Mardi 8 juillet, le Mémorial des Déportations de Marseille a accueilli une création audiovisuelle inédite : « Prémices ». Pensée par le réalisateur et enseignant Edouard Mills-Affif, cette œuvre immersive propose une traversée visuelle et sonore du Marseille populaire et cosmopolite, de l’entre-deux-guerres aux années 1990.
Trois regards d’artistes se croisent pour faire résonner la mémoire d’une ville aux multiples strates : Jacques Windenberger, Pierre Ciot et Kamar Idir.
Photographe de l’ordinaire militant, Windenberger a documenté la vie des quartiers nord, les luttes sociales, les visages oubliés de l’après-guerre. Pierre Ciot, reporter de l’urbain, a suivi la transformation brutale du paysage marseillais, entre béton, ruines et réinventions. Mais c’est peut-être le regard de Kamar Idir, artiste d’origine algérienne, qui offre la tonalité la plus sensible, la plus souterraine de Prémices.
Né de l’exil, formé aux Beaux-Arts d’Alger, Kamar Idir a fui les années noires pour trouver refuge à Marseille, où il n’a cessé depuis de traquer les présences effacées. Fondateur du collectif Artriballes, animateur à Radio Galère, il photographie comme on écoute. Il collecte les silences, les murmures, les traces. Dans Prémices, il donne corps aux quartiers disparus, aux solidarités invisibles, à cette ville que les archives ne racontent jamais.
Un geste artistique, une parole mémorielle
Prémices prend place dans le cadre de l’exposition Marseille 1900-1943. La mauvaise réputation, qui revient sur les pages sombres de l’histoire marseillaise : les rafles de l’Opéra et du Vieux-Port en janvier 1943, menées par les nazis avec l’aide active du régime de Vichy, suivies de la destruction méthodique des vieux quartiers. Des événements qualifiés aujourd’hui de crimes contre l’Humanité, et qui ont marqué durablement le visage et la mémoire de la ville.

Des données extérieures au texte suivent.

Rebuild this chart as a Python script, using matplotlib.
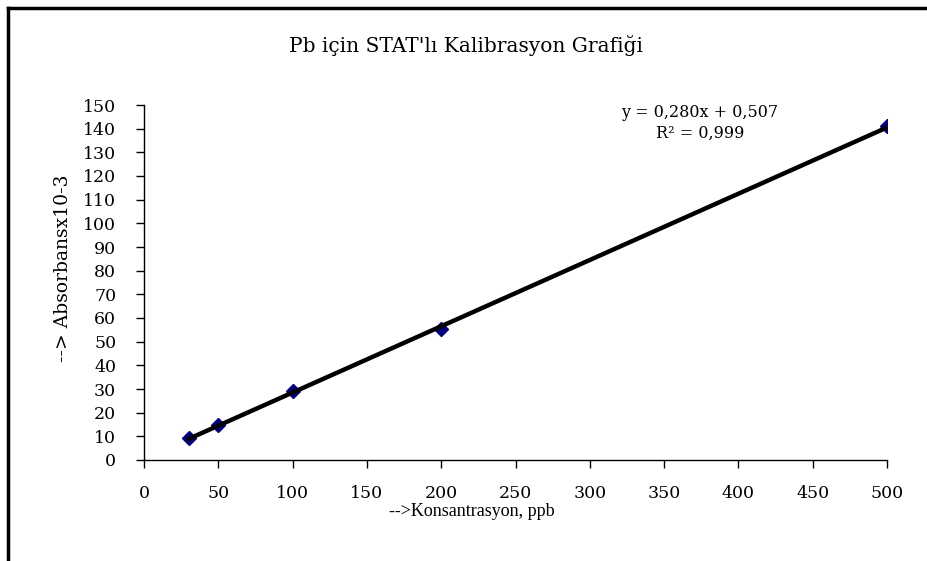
import numpy as np
from matplotlib import pyplot as plt
from matplotlib.lines import Line2D

# calibration data
konsantrasyon = [30, 50, 100, 200, 500]
absorbans = [9.3, 15.0, 29.0, 55.5, 141.0]

# trend line from the displayed equation
slope = 0.280
intercept = 0.507
fit_x = np.array([konsantrasyon[0], konsantrasyon[-1]])

xticks = np.arange(0, 501, 50)
yticks = np.arange(0, 151, 10)

W, H = 928, 561
plt.rcParams['font.family'] = ['Liberation Serif', 'DejaVu Serif']

fig = plt.figure(figsize=(W / 100, H / 100), dpi=100)
ax = fig.add_axes([144 / W, 1 - 460 / H, 743 / W, 355 / H])

ax.plot(fit_x, slope * fit_x + intercept, color='black', lw=3.2, zorder=3)
ax.plot(konsantrasyon, absorbans, linestyle='none', marker='D', ms=7,
        color='#000080', markeredgecolor='#000080', zorder=2)

ax.set_xlim(0, 500)
ax.set_ylim(0, 150)
ax.set_xticks(xticks)
ax.set_yticks(yticks)
ax.tick_params(direction='out', length=6, width=1, labelsize=12.5)
ax.tick_params(axis='x', pad=12)
ax.tick_params(axis='y', pad=14)
for lab in ax.get_xticklabels() + ax.get_yticklabels():
    lab.set_family('DejaVu Serif')
for s in ['top', 'right']:
    ax.spines[s].set_visible(False)
for s in ['left', 'bottom']:
    ax.spines[s].set_linewidth(1)

fig.text(472 / W, 1 - 511 / H, '-->Konsantrasyon, ppb', ha='center', va='center', fontsize=13)
fig.text(63 / W, 1 - 268 / H, '--> Absorbansx10-3', ha='center', va='center', rotation=90,
         fontsize=13.5, family='DejaVu Serif')
fig.text(466 / W, 1 - 45 / H, "Pb için STAT'lı Kalibrasyon Grafiği", ha='center', va='center',
         fontsize=14.5, family='DejaVu Serif')

fig.text(700 / W, 1 - 112 / H, 'y = 0,280x + 0,507', ha='center', va='center',
         fontsize=11.5, family='DejaVu Serif')
fig.text(700 / W, 1 - 133 / H, 'R² = 0,999', ha='center', va='center',
         fontsize=11.5, family='DejaVu Serif')

# outer frame (top and left edges visible)
fig.add_artist(Line2D([8 / W, 1], [1 - 8 / H, 1 - 8 / H], color='black', lw=2.5, transform=fig.transFigure))
fig.add_artist(Line2D([8.5 / W, 8.5 / W], [0, 1 - 8 / H], color='black', lw=2.5, transform=fig.transFigure))

fig.savefig('out.png', dpi=100)
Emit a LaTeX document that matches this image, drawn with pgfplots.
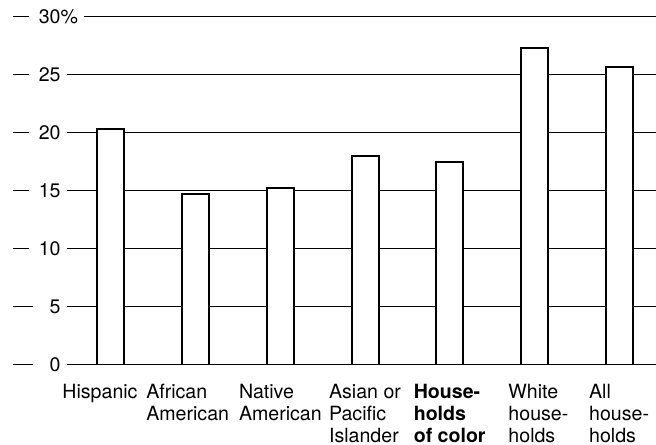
\documentclass[border=0pt]{standalone}
\usepackage{pgfplots}
\pgfplotsset{compat=1.18}
\usepackage{fontspec}
\setmainfont{TeX Gyre Heros}

\newcommand{\ylab}[2]{\makebox[30pt][l]{\hspace*{6pt}\rule[0.33em]{#1}{0.6pt}\hfill #2}}

\begin{document}
\begin{tikzpicture}
  \begin{axis}[
    scale only axis,
    width=294.5pt, height=174pt,
    xmin=-0.52, xmax=6.43,
    ymin=0, ymax=30,
    ybar, bar width=13.5pt,
    axis line style={draw=none},
    tick style={draw=none},
    ymajorgrids,
    grid style={black, line width=0.5pt},
    ytick={0,5,...,30},
    yticklabels={\ylab{10pt}{0},\ylab{10pt}{5},\ylab{8pt}{10},\ylab{8pt}{15},
      \ylab{8pt}{20},\ylab{8pt}{25},
      \ylab{8pt}{30}\rlap{\fboxsep=0pt\colorbox{white}{\%\hspace*{3pt}}}},
    yticklabel style={anchor=east, inner sep=0pt, xshift=-3pt,
      font=\fontsize{9.8}{11}\selectfont},
    xtick={0,...,6},
    xticklabels={Hispanic\hspace*{11pt},
      African\\American\hspace*{8pt},
      Native\\American,
      Asian or\\Pacific\\Islander,
      \textbf{House-}\\\textbf{holds}\\\textbf{of color},
      \hspace*{4pt}White\\\hspace*{4pt}house-\\\hspace*{4pt}holds,
      All\\house-\hspace*{4pt}\\holds},
    xticklabel style={align=left, anchor=north, inner sep=0pt, yshift=-5.5pt,
      font=\fontsize{9.8}{11}\selectfont},
  ]
    % percent of households
    \addplot[draw=black, fill=white, line width=1pt] coordinates {
      (0,20.3) (1,14.7) (2,15.25) (3,18.0) (4,17.5) (5,27.3) (6,25.7)
    };
  \end{axis}
  \path (current axis.south west) ++(-33.5pt,-40pt);
  \path (current axis.north east) ++(0,8.5pt);
\end{tikzpicture}
\end{document}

La création audiovisuelle d’Edouard Mills-Affif – composée de deux diaporamas et d’un essai filmique projetés sur les murs du bunker du Mémorial – tisse un récit sensible. Films muets, documents audiovisuels, photographies anciennes et contemporaines s’y rencontrent pour raconter autrement Marseille : par ses absents, ses rebords, ses fractures.
Kamar Idir n’y est pas simplement un contributeur. Il est un révélateur. Par son approche poétique, politique et profondément humaine, il questionne la ville depuis ses failles. Il interroge ce qui demeure : les voix non entendues, les visages sans noms, les mémoires tues. Ses images ne cherchent pas le spectaculaire, elles font émerger l’essentiel : ce qui résiste, ce qui vit encore, ce qui mérite d’être transmis.
Une mémoire collective, habitée et partagée
À trois, Windenberger, Ciot et Idir composent une polyphonie. À travers leurs prismes, Prémices devient bien plus qu’une œuvre artistique : c’est une archive vivante, un geste de réparation, un hommage rendu aux disparus comme aux survivants. Dans une époque où la mémoire est menacée par le brouhaha de l’oubli, cette création propose une pause, un regard, une écoute.
Et Kamar Idir, lui, rappelle à sa manière douce et tenace qu’il n’y a pas de grande histoire sans les petites.
Que la photographie est aussi un acte de justice. Et que Marseille, pour qui sait la regarder, continue de murmurer ses vérités.